Foto: Acervo Pessoal

“A regulamentação do comércio e consumo das drogas é o caminho para enfrentar a questão da violência no sentido econômico”

Foto: Acervo Pessoal

EC – Por que o senhor defende a legalização das drogas?
Zaccone – A regulamentação do comércio e consumo das drogas é o caminho para enfrentar a questão da violência no sentido econômico. Parte da violência é criada inicialmente pelo mercado da proibição das drogas, que depois agrega outros negócios, como transporte alternativo, gato, cabonet. Estamos falando de um mercado que é colocado na ilegalidade pelas políticas proibicionistas. A legalização vai resolver uma boa parte, vai dar uma quebrada na perna desses grupos, que organizam muito e conseguem recrutar muitas pessoas com margem numa movimentação financeira. Trazer esse comércio para a legalidade vai gerar um enfrentamento real. Mas isso não vai resolver o problema da disputa territorial no Brasil.

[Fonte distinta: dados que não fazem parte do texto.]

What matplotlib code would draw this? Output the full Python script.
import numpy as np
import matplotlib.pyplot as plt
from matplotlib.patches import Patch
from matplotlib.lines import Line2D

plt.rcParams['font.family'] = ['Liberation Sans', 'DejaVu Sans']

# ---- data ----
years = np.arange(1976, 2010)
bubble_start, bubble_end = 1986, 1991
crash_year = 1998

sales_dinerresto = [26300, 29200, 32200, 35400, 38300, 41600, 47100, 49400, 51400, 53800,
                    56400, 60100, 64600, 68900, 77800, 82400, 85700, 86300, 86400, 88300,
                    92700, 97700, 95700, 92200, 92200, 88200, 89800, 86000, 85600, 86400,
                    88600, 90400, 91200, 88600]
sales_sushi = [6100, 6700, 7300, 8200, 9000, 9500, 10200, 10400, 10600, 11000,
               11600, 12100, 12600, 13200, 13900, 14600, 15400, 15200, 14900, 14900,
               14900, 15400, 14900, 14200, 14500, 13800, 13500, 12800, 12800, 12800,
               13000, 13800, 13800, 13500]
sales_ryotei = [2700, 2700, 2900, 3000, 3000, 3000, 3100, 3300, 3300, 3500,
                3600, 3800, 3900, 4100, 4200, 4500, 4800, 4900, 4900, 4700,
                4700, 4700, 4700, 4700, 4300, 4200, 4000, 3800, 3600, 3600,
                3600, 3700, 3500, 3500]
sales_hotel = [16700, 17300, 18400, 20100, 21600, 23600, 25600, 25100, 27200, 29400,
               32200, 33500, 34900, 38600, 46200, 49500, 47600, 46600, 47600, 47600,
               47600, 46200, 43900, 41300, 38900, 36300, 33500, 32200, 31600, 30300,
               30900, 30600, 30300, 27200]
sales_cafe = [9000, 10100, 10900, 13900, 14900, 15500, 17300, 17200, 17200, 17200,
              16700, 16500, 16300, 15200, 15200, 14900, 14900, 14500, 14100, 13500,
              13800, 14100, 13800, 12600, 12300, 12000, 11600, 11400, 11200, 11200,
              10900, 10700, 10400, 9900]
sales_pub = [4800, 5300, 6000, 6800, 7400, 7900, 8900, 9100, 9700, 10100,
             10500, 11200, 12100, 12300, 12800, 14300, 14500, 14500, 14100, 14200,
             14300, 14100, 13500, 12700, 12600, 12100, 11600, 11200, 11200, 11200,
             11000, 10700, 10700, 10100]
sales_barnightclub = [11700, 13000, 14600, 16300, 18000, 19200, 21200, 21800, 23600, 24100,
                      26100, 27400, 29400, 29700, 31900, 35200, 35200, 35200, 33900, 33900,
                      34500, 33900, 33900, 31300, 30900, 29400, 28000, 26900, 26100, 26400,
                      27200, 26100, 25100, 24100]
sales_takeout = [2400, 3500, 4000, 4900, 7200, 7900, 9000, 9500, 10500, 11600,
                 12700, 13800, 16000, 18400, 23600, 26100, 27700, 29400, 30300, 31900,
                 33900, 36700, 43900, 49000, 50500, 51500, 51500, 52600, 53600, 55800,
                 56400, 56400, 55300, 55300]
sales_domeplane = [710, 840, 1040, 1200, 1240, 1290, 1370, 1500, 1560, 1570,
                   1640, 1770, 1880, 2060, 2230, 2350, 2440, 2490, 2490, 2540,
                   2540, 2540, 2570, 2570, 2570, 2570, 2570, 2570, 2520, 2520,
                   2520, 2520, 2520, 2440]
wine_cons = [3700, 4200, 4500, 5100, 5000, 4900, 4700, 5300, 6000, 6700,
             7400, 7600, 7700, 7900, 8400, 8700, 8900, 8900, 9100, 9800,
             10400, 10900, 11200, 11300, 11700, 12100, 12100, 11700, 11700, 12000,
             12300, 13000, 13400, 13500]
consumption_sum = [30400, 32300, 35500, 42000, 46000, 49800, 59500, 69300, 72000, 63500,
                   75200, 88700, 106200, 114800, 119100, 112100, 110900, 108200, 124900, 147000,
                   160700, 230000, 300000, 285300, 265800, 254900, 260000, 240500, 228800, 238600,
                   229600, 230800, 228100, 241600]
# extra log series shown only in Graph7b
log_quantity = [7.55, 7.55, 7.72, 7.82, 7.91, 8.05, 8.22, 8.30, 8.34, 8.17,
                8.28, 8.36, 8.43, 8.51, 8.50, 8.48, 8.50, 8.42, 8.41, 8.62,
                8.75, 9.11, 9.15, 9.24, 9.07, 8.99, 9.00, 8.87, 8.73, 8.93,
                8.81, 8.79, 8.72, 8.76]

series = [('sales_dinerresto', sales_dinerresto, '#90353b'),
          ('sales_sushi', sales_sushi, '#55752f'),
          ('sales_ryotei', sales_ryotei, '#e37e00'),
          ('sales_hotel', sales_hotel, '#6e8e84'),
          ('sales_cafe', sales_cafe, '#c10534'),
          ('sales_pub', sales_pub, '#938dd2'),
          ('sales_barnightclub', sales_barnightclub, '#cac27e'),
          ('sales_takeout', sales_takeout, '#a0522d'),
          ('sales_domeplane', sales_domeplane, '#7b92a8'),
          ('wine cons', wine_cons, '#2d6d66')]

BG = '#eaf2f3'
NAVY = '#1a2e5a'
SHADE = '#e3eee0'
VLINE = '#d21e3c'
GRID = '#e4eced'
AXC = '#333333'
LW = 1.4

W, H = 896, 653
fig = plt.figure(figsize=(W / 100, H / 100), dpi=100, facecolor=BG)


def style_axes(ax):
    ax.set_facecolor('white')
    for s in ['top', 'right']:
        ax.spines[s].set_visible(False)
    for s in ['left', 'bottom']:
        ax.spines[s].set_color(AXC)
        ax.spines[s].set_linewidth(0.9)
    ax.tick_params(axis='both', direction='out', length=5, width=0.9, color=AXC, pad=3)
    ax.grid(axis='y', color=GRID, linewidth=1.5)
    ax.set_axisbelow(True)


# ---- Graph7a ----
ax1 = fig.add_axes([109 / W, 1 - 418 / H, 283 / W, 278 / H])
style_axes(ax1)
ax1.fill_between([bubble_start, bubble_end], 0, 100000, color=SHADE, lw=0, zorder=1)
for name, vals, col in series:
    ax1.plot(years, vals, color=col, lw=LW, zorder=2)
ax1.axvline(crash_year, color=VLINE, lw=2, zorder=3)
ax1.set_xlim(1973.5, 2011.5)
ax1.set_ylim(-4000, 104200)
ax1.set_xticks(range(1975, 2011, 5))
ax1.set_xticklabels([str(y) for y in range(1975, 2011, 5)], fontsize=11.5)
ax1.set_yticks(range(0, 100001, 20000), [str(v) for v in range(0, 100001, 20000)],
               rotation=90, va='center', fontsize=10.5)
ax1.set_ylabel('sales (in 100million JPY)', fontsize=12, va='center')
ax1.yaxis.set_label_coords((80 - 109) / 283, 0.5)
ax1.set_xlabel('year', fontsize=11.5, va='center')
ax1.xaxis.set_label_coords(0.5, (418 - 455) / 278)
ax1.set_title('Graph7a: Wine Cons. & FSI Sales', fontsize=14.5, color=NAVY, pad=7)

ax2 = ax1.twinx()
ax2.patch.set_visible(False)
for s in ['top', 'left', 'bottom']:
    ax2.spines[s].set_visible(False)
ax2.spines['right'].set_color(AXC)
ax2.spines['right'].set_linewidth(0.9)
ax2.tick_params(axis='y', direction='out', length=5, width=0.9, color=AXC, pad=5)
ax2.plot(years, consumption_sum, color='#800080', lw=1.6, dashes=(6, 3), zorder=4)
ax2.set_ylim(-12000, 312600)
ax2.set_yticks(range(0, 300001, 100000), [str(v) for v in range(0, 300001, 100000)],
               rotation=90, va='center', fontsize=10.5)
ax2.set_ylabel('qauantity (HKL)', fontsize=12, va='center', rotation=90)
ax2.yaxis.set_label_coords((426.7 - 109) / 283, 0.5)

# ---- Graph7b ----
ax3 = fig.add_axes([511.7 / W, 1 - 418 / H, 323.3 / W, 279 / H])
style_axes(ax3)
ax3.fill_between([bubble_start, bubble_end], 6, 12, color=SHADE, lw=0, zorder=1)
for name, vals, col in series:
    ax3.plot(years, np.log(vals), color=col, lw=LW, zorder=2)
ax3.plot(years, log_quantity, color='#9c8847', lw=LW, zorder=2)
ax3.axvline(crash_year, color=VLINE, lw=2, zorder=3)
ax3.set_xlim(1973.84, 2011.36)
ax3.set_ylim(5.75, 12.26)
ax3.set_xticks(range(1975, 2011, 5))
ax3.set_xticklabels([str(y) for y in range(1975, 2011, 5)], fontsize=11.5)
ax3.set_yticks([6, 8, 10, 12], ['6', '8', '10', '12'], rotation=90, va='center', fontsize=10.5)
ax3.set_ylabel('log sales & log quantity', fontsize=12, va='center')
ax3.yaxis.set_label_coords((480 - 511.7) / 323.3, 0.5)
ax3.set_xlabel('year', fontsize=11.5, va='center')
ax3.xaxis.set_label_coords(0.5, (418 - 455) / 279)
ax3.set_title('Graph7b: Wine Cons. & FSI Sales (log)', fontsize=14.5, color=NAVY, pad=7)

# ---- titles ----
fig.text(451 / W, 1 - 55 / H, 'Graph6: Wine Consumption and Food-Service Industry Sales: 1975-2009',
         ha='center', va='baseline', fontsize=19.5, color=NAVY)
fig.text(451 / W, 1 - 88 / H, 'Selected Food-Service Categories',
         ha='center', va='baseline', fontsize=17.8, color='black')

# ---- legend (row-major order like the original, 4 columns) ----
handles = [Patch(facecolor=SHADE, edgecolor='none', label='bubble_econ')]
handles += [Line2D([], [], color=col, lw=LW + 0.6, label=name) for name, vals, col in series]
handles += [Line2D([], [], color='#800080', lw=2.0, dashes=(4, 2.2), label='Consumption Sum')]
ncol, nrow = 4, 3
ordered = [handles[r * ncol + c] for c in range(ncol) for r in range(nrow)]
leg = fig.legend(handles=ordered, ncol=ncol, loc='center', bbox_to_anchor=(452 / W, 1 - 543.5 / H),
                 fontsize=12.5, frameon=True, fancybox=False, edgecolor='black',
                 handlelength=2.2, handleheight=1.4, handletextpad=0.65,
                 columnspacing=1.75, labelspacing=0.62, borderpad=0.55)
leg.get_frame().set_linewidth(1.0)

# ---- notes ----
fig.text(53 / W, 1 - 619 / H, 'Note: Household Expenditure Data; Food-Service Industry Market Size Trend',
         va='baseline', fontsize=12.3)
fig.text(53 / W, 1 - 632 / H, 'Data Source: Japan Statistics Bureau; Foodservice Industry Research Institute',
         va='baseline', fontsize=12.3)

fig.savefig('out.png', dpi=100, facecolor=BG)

EC – E a desmilitarização da polícia?
Zaccone – A tradição militar torna o policial militar quase que um subcidadão, porque o PM está impedido, entre outras coisas, de se sindicalizar, fazer greve, de se filiar a partido político. A desmilitarização é um ciclo importante no debate na perspectiva do trabalhador da segurança pública. Não podemos mais aceitar que policiais que estão atuando na rua, esse policial seja um soldado. Não queremos soldado, queremos um trabalhador da segurança com todos os seus direitos reconhecidos pela sociedade e pelo poder constituído.

EC – Como responde às críticas às suas posições políticas e a pré-candidatura a deputado no Rio pelo PSol?
Zaccone
– Defender o estado democrático de direito é um ato revolucionário. Não sou o primeiro. Na polícia, sempre teve policiais e militares de esquerda. Temos filmes, documentários, que mostram a participação desses militares na retirada da ditadura. Ou seja, a polícia, o Exército ou qualquer outra instituição do nosso país é um reflexo do ambiente social em que há a disputa hegemônica das narrativas políticas entre direita e esquerda. Isso também acontece dentro das polícias. Hoje, a narrativa da direita tem crescido por muitas falhas que a esquerda teve no debate da segurança.